It has been usual to adopt the former of these alternatives. The traditional religions have taught that this additional element is belief in the supernatural, founded either on reason or on revelation, or on both. Sometimes they have added that religious experience depends also on a special divine activity in the human soul. Philosophers, psychologists and anthropologists have, for the most part, agreed that some kind of belief in higher powers is necessary to religion. Most have regarded these beliefs as derived, more or less reasonably, from reflection on problems external to religious experience itself; others have thought that they arise from reflection on a distinctive (but nonmoral) element in experience, which is thus the peculiar root of religion. [13] The humanists, on the other hand, have insisted that belief in superhuman powers is quite [ p. 49 ] unnecessary to religion, that moral experience alone is enough. Their difficulty, however, has been to defend themselves against the charge of obliterating the distinction between morality and religion, for it scarcely seems sufficient to regard religion, as did Matthew Arnold, as “morality touched by emotion.”
Humanism, with its insistence that moral experience (of our relation to our fellows and of the social values involved in that relationship) is sufficient basis for the religious life, might find an answer to its problem in the second alternative view. But this second view does not necessarily lead to humanism. It asserts (a) that religious belief, feeling and activity arise in response to certain distinctive phases or features of moral experience; (b) that these beliefs, feelings and activities then tend to develop their own distinctive life in relation to other features of experience, and in such a way that there is often considerable independence and lack of correlation between morality and religion; but © that these intellectual, aesthetic and practical phases of religion, when strongly developed, tend to gather the whole of the moral life into their embrace.
If this interpretation of the roots of religious belief is correct the question still remains which, if any, of those beliefs are correct. It may still be the case that humanism is right in its rejection of all belief in anything higher than man. Or it may be that the moral argument for the existence of God achieves a new cogency from the recognition that moral experience is the actual as well as a logical basis for religious faith.[14]
The questions mainly at issue between the humanists and the theists will not concern us until we reach chapters 8 to 10 of this book.

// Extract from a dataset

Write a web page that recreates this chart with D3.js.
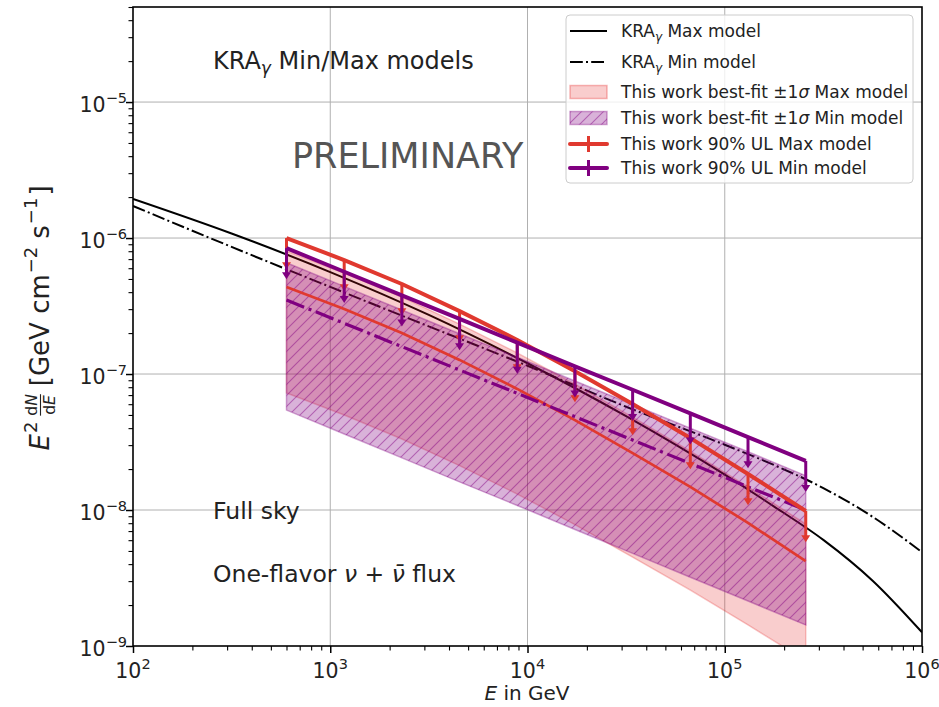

The problem with which we shall be chiefly occupied until then is the question. What is the actual basis [ p. 50 ] of the distinctively religious activities and beliefs? Is it reason, or revelation, or a feeling of dependence? Is it an experience of the numinous, or a religious a priori, or some phase of our moral experience? We shall devote little space to a dialectical discussion of the alternatives, but shall try to find the answer by continuing our analysis of the various individual and historical phases of the development of religion, and by applying the thesis to which our analysis directs us in the interpretation of those developments. That thesis is a form of the second of those referred to; i.e., that religion arises from certain distinctive features of our moral experience. It affirms that religion is rooted in the experience of moral conflict.
Now in cases where the birth of the religious consciousness is delayed until later adolescence and adult life, and in cases of later religious crisis, such as those of St. Paul and of the " second blessing” cultivated by the Holiness movement, the moral issue most prominent in consciousness may concern specific sins or ideals, or it may rest on a vague state of moral dissatisfaction without any definite content. But in the normal, youthful development of religion the moral issues involved tend to be the general, and yet quite definite, problems of human relationships. The first moral problems of which we ,are aware are not those of sex or doubt or pride, but those of justice and kindness. The moral ideals that first inspire us are not those of chastity or humility but those of service to the common good. The moral heroes of youth are those who show courage, resource, energy and self-sacrifice in loyal support of the common cause or devotion to some ideal of altruistic service. Where such ideals, rather than repentance and submission, are exalted in connection with religious belief, there is a natural and ready response on the part of young people at an early age, and religion develops naturally — not without effort, but happily and without undue distress. It is [ p. 51 ] marked by emotional peaks of social and missionary enthusiasm rather than by valleys of despair.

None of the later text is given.